Better deal for contractors

I regularly meet with groups of agricultural contractors to discuss their worries and what is happening with their businesses.

Recently, the future of the agricultural-contracting sector was top of the agenda, and this is particularly worrying. The enormous financial investment that agricultural contractors must make to service their farmer clients is causing huge concern especially as there is no guaranteed return on their investment. In addition, like the children of farmers, agricultural contractors’ families are not rushing to take over the family business, thus leaving an uncertain future and an even bigger labour gap to be filled.
Concerns over investment and labour, which are fundamental to the existence of the business, along with the increasing costs of overheads and onerous legislative requirements, do not make agricultural contracting an attractive prospect for future generations.

Dangerous assumptions

But there is an assumption with our policy makers at both national and European level, that agricultural contractors will always be ready, available and tooled up no matter what the circumstances. This is a somewhat arrogant attitude and very risky, considering the vital role contractors play in viable and sustainable production. At the same time, agricultural contractors fall outside the umbrella of the agricultural sector and policymakers give them no consideration, and at a national level they are excluded from benefitting from farm machinery grants.
I also think it is fair to say neither the Department of Agriculture, Food and the Marine or Brussels have any idea about the wellbeing or sustainability of the agricultural-contracting sector.  A few years ago, at a meeting in Brussels, I asked a Commission official if agricultural contractors were taken into consideration when setting the Common Agricultural Policy.  He simply said ‘no’ and admitted the Commission knew nothing about contractors. I feel that is also pretty much the case in Kildare Street.

Critical times

The future of contracting in Ireland is at a critical juncture. The challenges created by the need for technological advancement and environmental sustainability along with policy changes, will affect both farmers and contractors alike.
The EU’s Green Deal and Farm to Fork strategies, with targets for a reduction in pesticide use, improving biodiversity, and a target of 25 per cent of agricultural land under organic farming by 2030, will have a direct impact on the future direction of agricultural contracting.

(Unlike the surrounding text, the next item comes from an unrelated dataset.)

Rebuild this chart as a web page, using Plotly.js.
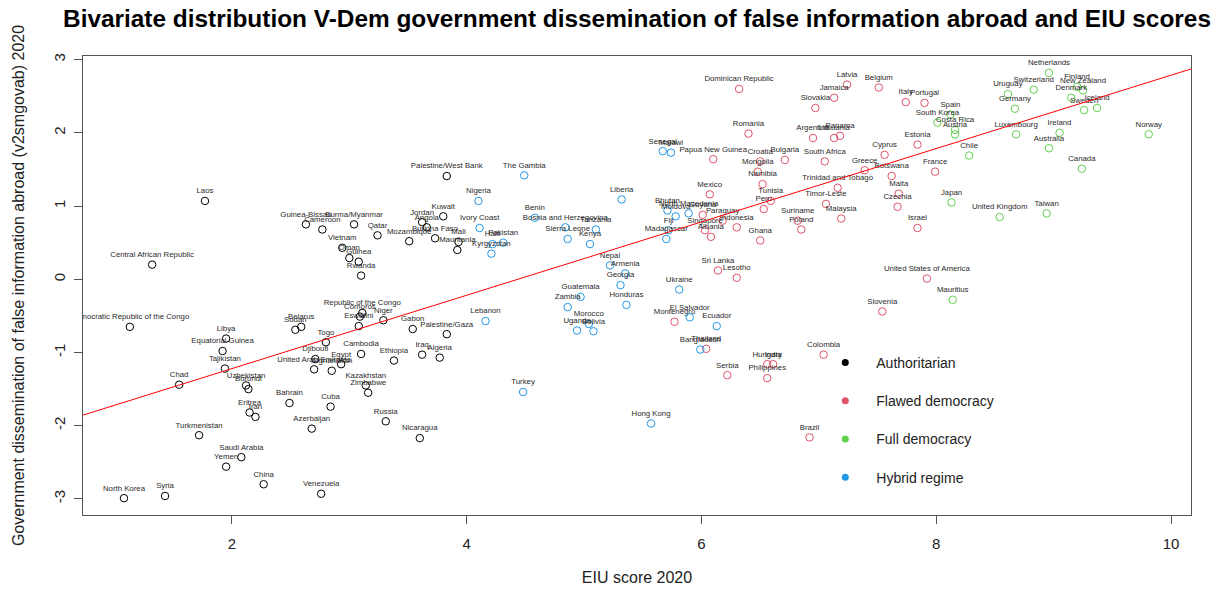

Contractors will need to adapt their practices to meet the standards required and invest in new eco-friendly high-tech machinery.
It cannot be overstated how much post-2020 CAP reforms, with a plethora of regulations and support mechanisms for farmers, will influence how farmers engage with agricultural contractors.

As I’ve said before ,there is no goodwill in an agricultural contracting business. After a lifetime of hard work, or if the owner should fall ill, their customers move on to another contractor and it is the luck of the draw if they can sell on their machinery without making a loss. If a farmer decides to retire and does not have a successor, his assets can be sold on or leased as a going concern. Without doubt, we need a better deal for agricultural contractors, one that will give them a secure future and clarity for the role they are expected to play in the farming sector.